**What to do**
Write out the data below exactly as given, without any of its pictures.

**Raw data**
· · · · ·

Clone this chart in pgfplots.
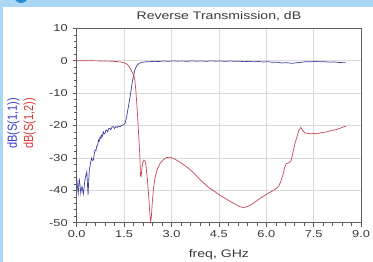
\documentclass[border=0pt]{standalone}
\usepackage{fontspec}
\setmainfont{Liberation Sans}[FakeStretch=1.28]
\newfontfamily\ylabfont{Liberation Sans}
\usepackage{pgfplots}
\pgfplotsset{compat=1.18}
\definecolor{bandblue}{HTML}{AAD8F3}
\definecolor{circblue}{HTML}{2C8AD0}
\definecolor{sblue}{HTML}{3E3FA0}
\definecolor{sred}{HTML}{C4485A}
\definecolor{lblue}{HTML}{3A3CC8}
\definecolor{lred}{HTML}{D8353A}
\definecolor{txt}{HTML}{3A3A3A}
\begin{document}
\begin{tikzpicture}
\path[use as bounding box] (0pt,0pt) rectangle (373pt,262pt);
\fill[white] (0pt,0pt) rectangle (373pt,262pt);
\fill[bandblue] (0pt,255pt) rectangle (373pt,262pt);
\fill[bandblue] (0pt,0pt) rectangle (3pt,262pt);
\fill[circblue] (21pt,266pt) circle (7pt);
\begin{axis}[
  at={(76.7pt,39.3pt)}, anchor=south west,
  width=284.4pt, height=194.4pt, scale only axis,
  xmin=0, xmax=9, ymin=-50, ymax=10,
  xtick={0,1.5,3,4.5,6,7.5,9},
  ytick={-50,-40,-30,-20,-10,0,10},
  minor x tick num=4, minor y tick num=4,
  xtick pos=left, ytick pos=left,
  tick align=outside,
  major tick length=4pt, minor tick length=3pt,
  every tick/.style={gray!70!black, line width=0.5pt},
  grid=major,
  major grid style={gray!30, line width=0.5pt},
  axis line style={gray!75!black, line width=0.7pt},
  /pgf/number format/assume math mode=true,
  tick label style={font=\fontsize{10}{12}\selectfont, text=txt},
  xticklabel style={/pgf/number format/.cd, fixed, fixed zerofill, precision=1},
  yticklabel style={xshift=-1.5pt},
  title={Reverse Transmission, dB},
  title style={at={(axis description cs:0.5,1)}, anchor=base, yshift=3.3pt, font=\fontsize{11}{13}\selectfont, text=txt},
  xlabel={freq, GHz},
  xlabel style={at={(axis description cs:0.5,0)}, anchor=base, yshift=-35.3pt, font=\fontsize{11}{13}\selectfont, text=txt},
  clip=false,
]
\addplot[sblue, line width=0.7pt] coordinates {
(0.00,-36.3) (0.03,-39.5) (0.05,-40.9) (0.08,-36.3) (0.10,-38) (0.13,-40.9) (0.15,-39.5) (0.17,-38.9) (0.21,-41.1) (0.24,-38.5) (0.26,-36.8) (0.29,-35.5) (0.32,-34.3) (0.34,-38) (0.36,-41.4) (0.38,-37) (0.40,-33.7) (0.44,-31.5) (0.47,-30.1) (0.50,-30.8) (0.53,-30.6) (0.56,-28.5) (0.58,-27.6) (0.61,-27.8) (0.63,-26.5) (0.66,-26.2) (0.69,-24.5) (0.71,-24.9) (0.74,-23.5) (0.77,-24.0) (0.79,-22.9) (0.82,-23.3) (0.84,-21.9) (0.87,-22.6) (0.90,-22.4) (0.92,-21.5) (0.95,-21.4) (0.98,-21.9) (1.01,-21.0) (1.05,-20.9) (1.08,-21.3) (1.12,-20.4) (1.16,-20.4) (1.20,-20.9) (1.24,-20.3) (1.28,-20.6) (1.32,-20.2) (1.37,-20.4) (1.42,-20.0) (1.48,-19.8) (1.53,-19.3) (1.58,-17.3) (1.63,-14.5) (1.69,-11.1) (1.73,-8.5) (1.77,-6.0) (1.81,-4.2) (1.84,-2.9) (1.88,-1.9) (1.92,-1.3) (1.98,-0.8) (2.06,-0.5) (2.2,-0.35) (2.32,-0.3) (2.45,-0.2) (2.6,-0.25) (2.75,-0.1) (2.9,-0.2) (3.05,-0.05) (3.2,-0.15) (3.35,-0.1) (3.5,-0.2) (3.65,-0.05) (3.8,-0.15) (3.95,-0.1) (4.1,-0.2) (4.25,-0.05) (4.4,-0.15) (4.55,-0.1) (4.7,-0.2) (4.85,-0.1) (5.0,-0.2) (5.15,-0.15) (5.3,-0.3) (5.45,-0.2) (5.6,-0.35) (5.75,-0.25) (5.9,-0.4) (6.05,-0.3) (6.2,-0.5) (6.35,-0.45) (6.5,-0.7) (6.65,-0.6) (6.8,-0.8) (6.95,-0.65) (7.1,-0.5) (7.25,-0.3) (7.4,-0.35) (7.55,-0.2) (7.7,-0.35) (7.85,-0.3) (8.0,-0.45) (8.15,-0.4) (8.3,-0.55) (8.45,-0.6) (8.52,-0.6)
};
\addplot[sred, line width=0.7pt] coordinates {
(0,0) (0.3,0) (0.6,-0.05) (0.9,-0.1) (1.1,-0.15) (1.3,-0.3) (1.45,-0.5) (1.55,-0.8) (1.62,-1.3) (1.69,-2.3) (1.74,-3.3) (1.78,-3.9) (1.81,-4.6) (1.84,-6) (1.87,-9) (1.90,-13) (1.92,-16) (1.95,-21) (1.98,-26) (2.00,-30) (2.02,-35.5) (2.04,-35.8) (2.06,-33.5) (2.09,-31.5) (2.13,-30.7) (2.17,-31.0) (2.20,-33) (2.24,-37) (2.28,-42) (2.31,-46.5) (2.34,-49.7) (2.36,-48.5) (2.39,-44) (2.43,-39.5) (2.48,-36) (2.55,-33.5) (2.64,-31.7) (2.75,-30.5) (2.85,-29.9) (2.95,-29.8) (3.05,-30.1) (3.2,-30.9) (3.4,-32.2) (3.6,-33.7) (3.8,-35.6) (3.9,-36.7) (4.0,-37.6) (4.2,-39.3) (4.4,-40.6) (4.54,-41.6) (4.7,-42.5) (4.85,-43.4) (5.0,-44.2) (5.15,-45.0) (5.27,-45.4) (5.4,-45.0) (5.55,-44.3) (5.7,-43.2) (5.8,-42.5) (5.95,-41.6) (6.1,-40.7) (6.25,-39.9) (6.38,-38.9) (6.45,-37.5) (6.52,-35.5) (6.58,-33) (6.63,-31.8) (6.72,-31.5) (6.78,-31.0) (6.84,-28.5) (6.9,-25.8) (6.97,-23.5) (7.03,-21.5) (7.09,-20.6) (7.15,-21.5) (7.22,-22.3) (7.3,-22.4) (7.4,-22.6) (7.5,-22.4) (7.6,-22.6) (7.7,-22.3) (7.8,-22.1) (7.9,-22.0) (8.0,-21.7) (8.1,-21.5) (8.23,-21.2) (8.35,-20.8) (8.45,-20.4) (8.52,-20.2)
};
\node[rotate=90, yscale=1.2, text=lblue, font=\ylabfont\fontsize{11}{13}\selectfont] at (axis description cs:-0.222,0.51) {dB(S(1,1))};
\node[rotate=90, yscale=1.2, text=lred, font=\ylabfont\fontsize{11}{13}\selectfont] at (axis description cs:-0.165,0.51) {dB(S(1,2))};
\end{axis}
\end{tikzpicture}
\end{document}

· · · · ·

**Expected answer**
Clone this chart in pgfplots.
\documentclass[border=0pt]{standalone}
\usepackage{fontspec}
\setmainfont{Liberation Sans}[FakeStretch=1.28]
\newfontfamily\ylabfont{Liberation Sans}
\usepackage{pgfplots}
\pgfplotsset{compat=1.18}
\definecolor{bandblue}{HTML}{AAD8F3}
\definecolor{circblue}{HTML}{2C8AD0}
\definecolor{sblue}{HTML}{3E3FA0}
\definecolor{sred}{HTML}{C4485A}
\definecolor{lblue}{HTML}{3A3CC8}
\definecolor{lred}{HTML}{D8353A}
\definecolor{txt}{HTML}{3A3A3A}
\begin{document}
\begin{tikzpicture}
\path[use as bounding box] (0pt,0pt) rectangle (373pt,262pt);
\fill[white] (0pt,0pt) rectangle (373pt,262pt);
\fill[bandblue] (0pt,255pt) rectangle (373pt,262pt);
\fill[bandblue] (0pt,0pt) rectangle (3pt,262pt);
\fill[circblue] (21pt,266pt) circle (7pt);
\begin{axis}[
  at={(76.7pt,39.3pt)}, anchor=south west,
  width=284.4pt, height=194.4pt, scale only axis,
  xmin=0, xmax=9, ymin=-50, ymax=10,
  xtick={0,1.5,3,4.5,6,7.5,9},
  ytick={-50,-40,-30,-20,-10,0,10},
  minor x tick num=4, minor y tick num=4,
  xtick pos=left, ytick pos=left,
  tick align=outside,
  major tick length=4pt, minor tick length=3pt,
  every tick/.style={gray!70!black, line width=0.5pt},
  grid=major,
  major grid style={gray!30, line width=0.5pt},
  axis line style={gray!75!black, line width=0.7pt},
  /pgf/number format/assume math mode=true,
  tick label style={font=\fontsize{10}{12}\selectfont, text=txt},
  xticklabel style={/pgf/number format/.cd, fixed, fixed zerofill, precision=1},
  yticklabel style={xshift=-1.5pt},
  title={Reverse Transmission, dB},
  title style={at={(axis description cs:0.5,1)}, anchor=base, yshift=3.3pt, font=\fontsize{11}{13}\selectfont, text=txt},
  xlabel={freq, GHz},
  xlabel style={at={(axis description cs:0.5,0)}, anchor=base, yshift=-35.3pt, font=\fontsize{11}{13}\selectfont, text=txt},
  clip=false,
]
\addplot[sblue, line width=0.7pt] coordinates {
(0.00,-36.3) (0.03,-39.5) (0.05,-40.9) (0.08,-36.3) (0.10,-38) (0.13,-40.9) (0.15,-39.5) (0.17,-38.9) (0.21,-41.1) (0.24,-38.5) (0.26,-36.8) (0.29,-35.5) (0.32,-34.3) (0.34,-38) (0.36,-41.4) (0.38,-37) (0.40,-33.7) (0.44,-31.5) (0.47,-30.1) (0.50,-30.8) (0.53,-30.6) (0.56,-28.5) (0.58,-27.6) (0.61,-27.8) (0.63,-26.5) (0.66,-26.2) (0.69,-24.5) (0.71,-24.9) (0.74,-23.5) (0.77,-24.0) (0.79,-22.9) (0.82,-23.3) (0.84,-21.9) (0.87,-22.6) (0.90,-22.4) (0.92,-21.5) (0.95,-21.4) (0.98,-21.9) (1.01,-21.0) (1.05,-20.9) (1.08,-21.3) (1.12,-20.4) (1.16,-20.4) (1.20,-20.9) (1.24,-20.3) (1.28,-20.6) (1.32,-20.2) (1.37,-20.4) (1.42,-20.0) (1.48,-19.8) (1.53,-19.3) (1.58,-17.3) (1.63,-14.5) (1.69,-11.1) (1.73,-8.5) (1.77,-6.0) (1.81,-4.2) (1.84,-2.9) (1.88,-1.9) (1.92,-1.3) (1.98,-0.8) (2.06,-0.5) (2.2,-0.35) (2.32,-0.3) (2.45,-0.2) (2.6,-0.25) (2.75,-0.1) (2.9,-0.2) (3.05,-0.05) (3.2,-0.15) (3.35,-0.1) (3.5,-0.2) (3.65,-0.05) (3.8,-0.15) (3.95,-0.1) (4.1,-0.2) (4.25,-0.05) (4.4,-0.15) (4.55,-0.1) (4.7,-0.2) (4.85,-0.1) (5.0,-0.2) (5.15,-0.15) (5.3,-0.3) (5.45,-0.2) (5.6,-0.35) (5.75,-0.25) (5.9,-0.4) (6.05,-0.3) (6.2,-0.5) (6.35,-0.45) (6.5,-0.7) (6.65,-0.6) (6.8,-0.8) (6.95,-0.65) (7.1,-0.5) (7.25,-0.3) (7.4,-0.35) (7.55,-0.2) (7.7,-0.35) (7.85,-0.3) (8.0,-0.45) (8.15,-0.4) (8.3,-0.55) (8.45,-0.6) (8.52,-0.6)
};
\addplot[sred, line width=0.7pt] coordinates {
(0,0) (0.3,0) (0.6,-0.05) (0.9,-0.1) (1.1,-0.15) (1.3,-0.3) (1.45,-0.5) (1.55,-0.8) (1.62,-1.3) (1.69,-2.3) (1.74,-3.3) (1.78,-3.9) (1.81,-4.6) (1.84,-6) (1.87,-9) (1.90,-13) (1.92,-16) (1.95,-21) (1.98,-26) (2.00,-30) (2.02,-35.5) (2.04,-35.8) (2.06,-33.5) (2.09,-31.5) (2.13,-30.7) (2.17,-31.0) (2.20,-33) (2.24,-37) (2.28,-42) (2.31,-46.5) (2.34,-49.7) (2.36,-48.5) (2.39,-44) (2.43,-39.5) (2.48,-36) (2.55,-33.5) (2.64,-31.7) (2.75,-30.5) (2.85,-29.9) (2.95,-29.8) (3.05,-30.1) (3.2,-30.9) (3.4,-32.2) (3.6,-33.7) (3.8,-35.6) (3.9,-36.7) (4.0,-37.6) (4.2,-39.3) (4.4,-40.6) (4.54,-41.6) (4.7,-42.5) (4.85,-43.4) (5.0,-44.2) (5.15,-45.0) (5.27,-45.4) (5.4,-45.0) (5.55,-44.3) (5.7,-43.2) (5.8,-42.5) (5.95,-41.6) (6.1,-40.7) (6.25,-39.9) (6.38,-38.9) (6.45,-37.5) (6.52,-35.5) (6.58,-33) (6.63,-31.8) (6.72,-31.5) (6.78,-31.0) (6.84,-28.5) (6.9,-25.8) (6.97,-23.5) (7.03,-21.5) (7.09,-20.6) (7.15,-21.5) (7.22,-22.3) (7.3,-22.4) (7.4,-22.6) (7.5,-22.4) (7.6,-22.6) (7.7,-22.3) (7.8,-22.1) (7.9,-22.0) (8.0,-21.7) (8.1,-21.5) (8.23,-21.2) (8.35,-20.8) (8.45,-20.4) (8.52,-20.2)
};
\node[rotate=90, yscale=1.2, text=lblue, font=\ylabfont\fontsize{11}{13}\selectfont] at (axis description cs:-0.222,0.51) {dB(S(1,1))};
\node[rotate=90, yscale=1.2, text=lred, font=\ylabfont\fontsize{11}{13}\selectfont] at (axis description cs:-0.165,0.51) {dB(S(1,2))};
\end{axis}
\end{tikzpicture}
\end{document}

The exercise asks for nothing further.